Originally Posted by guess
A population of insects is allowed to grow in a experimental environment. The rate of increase of the population is proportional to the number, n, of insects, at any time t days after the start of the experiment. Regarding n and t as continuous variables, form a differential equation relating n and t, and solve it to show that n=Ae^kt, where A and K are constants. The net increases during the fourth and fifth days are 350 and 500 insects respectively. Determine the population at the beginning of the fourth say. Hence, or otherwise, determine the population at the beginning of the first day

This is a classical differencial equation. It is a mathematical model based on growth-which is exponential. Let $\displaystyle Q(t)$ be a function which show the population at any given time. By the rule of growth:
$\displaystyle \frac{dQ(t)}{dt}=kQ(t)$ where $\displaystyle k$ is some constant.
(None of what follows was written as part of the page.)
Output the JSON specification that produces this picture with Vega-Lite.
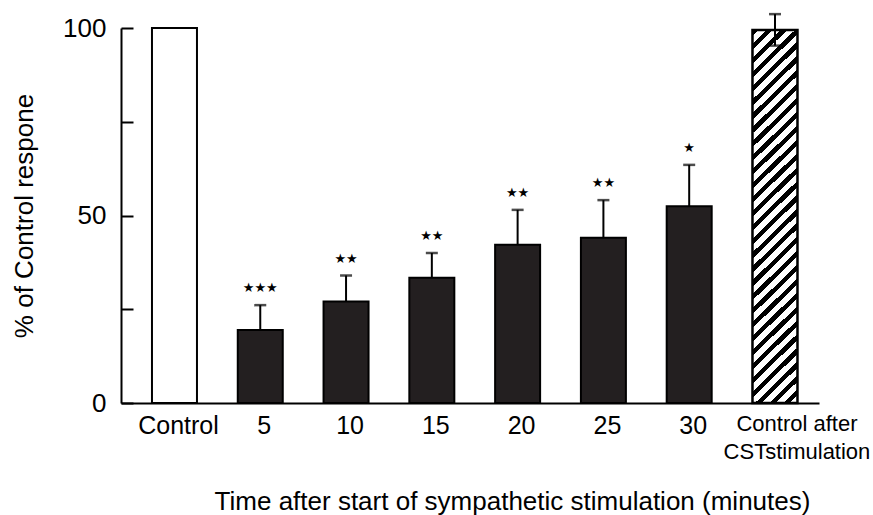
{
  "$schema": "https://vega.github.io/schema/vega-lite/v6.json",
  "autosize": {"type": "none"},
  "padding": {"left": 121, "top": 28, "right": 54, "bottom": 112},
  "width": 698,
  "height": 375,
  "background": "white",
  "config": {
    "view": {"stroke": null},
    "font": "Liberation Sans",
    "axis": {
      "domainColor": "black",
      "domainWidth": 2,
      "tickColor": "black",
      "tickWidth": 2,
      "labelColor": "black",
      "titleColor": "black",
      "labelFontWeight": "normal",
      "titleFontWeight": "normal",
      "grid": false
    }
  },
  "data": {
    "values": [
      {"t": "Control", "value": 100, "sem": null, "sig": ""},
      {"t": "5", "value": 19.5, "sem": 6.6, "sig": "★★★"},
      {"t": "10", "value": 27.1, "sem": 6.9, "sig": "★★"},
      {"t": "15", "value": 33.4, "sem": 6.6, "sig": "★★"},
      {"t": "20", "value": 42.2, "sem": 9.3, "sig": "★★"},
      {"t": "25", "value": 44.1, "sem": 10.0, "sig": "★★"},
      {"t": "30", "value": 52.5, "sem": 11.0, "sig": "★"},
      {"t": "CA", "value": 99.5, "sem": 4.2, "sig": ""}
    ]
  },
  "transform": [
    {"calculate": "datum.sem == null ? null : datum.value + datum.sem", "as": "hi"},
    {"calculate": "datum.sem == null ? null : datum.value - datum.sem", "as": "lo"}
  ],
  "encoding": {
    "x": {
      "field": "t",
      "type": "nominal",
      "sort": null,
      "scale": {"paddingInner": 0.4755, "paddingOuter": 0.306, "align": 0.59},
      "axis": {
        "title": "Time after start of sympathetic stimulation (minutes)",
        "titleFontSize": 26,
        "titleX": 391,
        "titleY": 106,
        "titleBaseline": "alphabetic",
        "titleAnchor": "middle",
        "ticks": false,
        "labelAngle": 0,
        "labelBaseline": "top",
        "labelPadding": 10,
        "labelLineHeight": 28,
        "labelExpr": "datum.value == 'CA' ? ['Control after', 'CSTstimulation'] : datum.label",
        "labelFontSize": {"condition": {"test": "datum.value == 'CA'", "value": 22}, "value": 25},
        "labelOffset": {"condition": {"test": "datum.value == 'CA'", "value": 22}, "value": 4}
      }
    }
  },
  "layer": [
    {
      "transform": [{"filter": "datum.t != 'CA'"}],
      "mark": {"type": "bar", "stroke": "black", "strokeWidth": 2, "clip": false},
      "encoding": {
        "y": {
          "field": "value",
          "type": "quantitative",
          "scale": {"domain": [0, 100], "nice": false, "zero": true},
          "axis": {
            "title": "% of Control respone",
            "titleFontSize": 26,
            "titlePadding": 25,
            "values": [0, 25, 50, 75, 100],
            "labelExpr": "datum.value % 50 == 0 ? datum.label : ''",
            "labelFontSize": 26,
            "tickSize": -12,
            "labelPadding": 27
          }
        },
        "fill": {
          "condition": {"test": "datum.t == 'Control'", "value": "white"},
          "value": "#231f20"
        }
      }
    },
    {
      "transform": [{"filter": "datum.t == 'CA'"}],
      "mark": {
        "type": "bar",
        "stroke": "black",
        "strokeWidth": 2.5,
        "clip": false,
        "fill": {
          "gradient": "linear",
          "x1": 0, "y1": 0, "x2": 0.130, "y2": 1.103,
          "stops": [
            {"offset": 0, "color": "black"}, {"offset": 0.015, "color": "black"}, {"offset": 0.015, "color": "white"}, {"offset": 0.0333, "color": "white"},
            {"offset": 0.0333, "color": "black"}, {"offset": 0.0483, "color": "black"}, {"offset": 0.0483, "color": "white"}, {"offset": 0.0667, "color": "white"},
            {"offset": 0.0667, "color": "black"}, {"offset": 0.0817, "color": "black"}, {"offset": 0.0817, "color": "white"}, {"offset": 0.1, "color": "white"},
            {"offset": 0.1, "color": "black"}, {"offset": 0.115, "color": "black"}, {"offset": 0.115, "color": "white"}, {"offset": 0.1333, "color": "white"},
            {"offset": 0.1333, "color": "black"}, {"offset": 0.1483, "color": "black"}, {"offset": 0.1483, "color": "white"}, {"offset": 0.1667, "color": "white"},
            {"offset": 0.1667, "color": "black"}, {"offset": 0.1817, "color": "black"}, {"offset": 0.1817, "color": "white"}, {"offset": 0.2, "color": "white"},
            {"offset": 0.2, "color": "black"}, {"offset": 0.215, "color": "black"}, {"offset": 0.215, "color": "white"}, {"offset": 0.2333, "color": "white"},
            {"offset": 0.2333, "color": "black"}, {"offset": 0.2483, "color": "black"}, {"offset": 0.2483, "color": "white"}, {"offset": 0.2667, "color": "white"},
            {"offset": 0.2667, "color": "black"}, {"offset": 0.2817, "color": "black"}, {"offset": 0.2817, "color": "white"}, {"offset": 0.3, "color": "white"},
            {"offset": 0.3, "color": "black"}, {"offset": 0.315, "color": "black"}, {"offset": 0.315, "color": "white"}, {"offset": 0.3333, "color": "white"},
            {"offset": 0.3333, "color": "black"}, {"offset": 0.3483, "color": "black"}, {"offset": 0.3483, "color": "white"}, {"offset": 0.3667, "color": "white"},
            {"offset": 0.3667, "color": "black"}, {"offset": 0.3817, "color": "black"}, {"offset": 0.3817, "color": "white"}, {"offset": 0.4, "color": "white"},
            {"offset": 0.4, "color": "black"}, {"offset": 0.415, "color": "black"}, {"offset": 0.415, "color": "white"}, {"offset": 0.4333, "color": "white"},
            {"offset": 0.4333, "color": "black"}, {"offset": 0.4483, "color": "black"}, {"offset": 0.4483, "color": "white"}, {"offset": 0.4667, "color": "white"},
            {"offset": 0.4667, "color": "black"}, {"offset": 0.4817, "color": "black"}, {"offset": 0.4817, "color": "white"}, {"offset": 0.5, "color": "white"},
            {"offset": 0.5, "color": "black"}, {"offset": 0.515, "color": "black"}, {"offset": 0.515, "color": "white"}, {"offset": 0.5333, "color": "white"},
            {"offset": 0.5333, "color": "black"}, {"offset": 0.5483, "color": "black"}, {"offset": 0.5483, "color": "white"}, {"offset": 0.5667, "color": "white"},
            {"offset": 0.5667, "color": "black"}, {"offset": 0.5817, "color": "black"}, {"offset": 0.5817, "color": "white"}, {"offset": 0.6, "color": "white"},
            {"offset": 0.6, "color": "black"}, {"offset": 0.615, "color": "black"}, {"offset": 0.615, "color": "white"}, {"offset": 0.6333, "color": "white"},
            {"offset": 0.6333, "color": "black"}, {"offset": 0.6483, "color": "black"}, {"offset": 0.6483, "color": "white"}, {"offset": 0.6667, "color": "white"},
            {"offset": 0.6667, "color": "black"}, {"offset": 0.6817, "color": "black"}, {"offset": 0.6817, "color": "white"}, {"offset": 0.7, "color": "white"},
            {"offset": 0.7, "color": "black"}, {"offset": 0.715, "color": "black"}, {"offset": 0.715, "color": "white"}, {"offset": 0.7333, "color": "white"},
            {"offset": 0.7333, "color": "black"}, {"offset": 0.7483, "color": "black"}, {"offset": 0.7483, "color": "white"}, {"offset": 0.7667, "color": "white"},
            {"offset": 0.7667, "color": "black"}, {"offset": 0.7817, "color": "black"}, {"offset": 0.7817, "color": "white"}, {"offset": 0.8, "color": "white"},
            {"offset": 0.8, "color": "black"}, {"offset": 0.815, "color": "black"}, {"offset": 0.815, "color": "white"}, {"offset": 0.8333, "color": "white"},
            {"offset": 0.8333, "color": "black"}, {"offset": 0.8483, "color": "black"}, {"offset": 0.8483, "color": "white"}, {"offset": 0.8667, "color": "white"},
            {"offset": 0.8667, "color": "black"}, {"offset": 0.8817, "color": "black"}, {"offset": 0.8817, "color": "white"}, {"offset": 0.9, "color": "white"},
            {"offset": 0.9, "color": "black"}, {"offset": 0.915, "color": "black"}, {"offset": 0.915, "color": "white"}, {"offset": 0.9333, "color": "white"},
            {"offset": 0.9333, "color": "black"}, {"offset": 0.9483, "color": "black"}, {"offset": 0.9483, "color": "white"}, {"offset": 0.9667, "color": "white"},
            {"offset": 0.9667, "color": "black"}, {"offset": 0.9817, "color": "black"}, {"offset": 0.9817, "color": "white"}, {"offset": 1, "color": "white"}
          ]
        }
      },
      "encoding": {
        "y": {"field": "value", "type": "quantitative"}
      }
    },
    {
      "transform": [{"filter": "datum.sem != null && datum.t != 'CA'"}],
      "mark": {"type": "rule", "color": "black", "strokeWidth": 2, "clip": false},
      "encoding": {
        "y": {"field": "value", "type": "quantitative"},
        "y2": {"field": "hi"}
      }
    },
    {
      "transform": [{"filter": "datum.t == 'CA'"}],
      "mark": {"type": "rule", "color": "black", "strokeWidth": 2, "clip": false},
      "encoding": {
        "y": {"field": "lo", "type": "quantitative"},
        "y2": {"field": "hi"}
      }
    },
    {
      "transform": [{"filter": "datum.sem != null"}],
      "mark": {"type": "tick", "orient": "horizontal", "color": "black", "size": 12, "thickness": 2.5, "clip": false},
      "encoding": {
        "y": {"field": "hi", "type": "quantitative"}
      }
    },
    {
      "transform": [{"filter": "datum.t == 'CA'"}],
      "mark": {"type": "tick", "orient": "horizontal", "color": "black", "size": 12, "thickness": 2.5, "clip": false},
      "encoding": {
        "y": {"field": "lo", "type": "quantitative"}
      }
    },
    {
      "transform": [{"filter": "datum.sig != ''"}],
      "mark": {"type": "text", "font": "DejaVu Sans", "fontSize": 13, "baseline": "middle", "dy": -17, "color": "black", "clip": false},
      "encoding": {
        "y": {"field": "hi", "type": "quantitative"},
        "text": {"field": "sig"}
      }
    }
  ]
}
This is a differencial equation with seperable terms, thus,
$\displaystyle \frac{dQ(t)}{Q(t)}=kdt$
Integrating,
$\displaystyle \ln Q(t)+C_1=kt+C_2$
Thus,
$\displaystyle \ln Q(t)=kt+C_3$ where $\displaystyle C_3=C_2-C_1$
$\displaystyle Q(t)=e^{kt+C_3}=Ce^{kt}$ where $\displaystyle C=e^{C_3}$
Notice when $\displaystyle t=0$ then $\displaystyle Q(t)$ is the initial amount (the starting populations) thus,
$\displaystyle A=Q(0)=Ce^{k\cdot 0}=Ce^0=C$
Thus, $\displaystyle A=C$, thus,
$\displaystyle Q(t)=Ae^{kt}$ for some $\displaystyle k$.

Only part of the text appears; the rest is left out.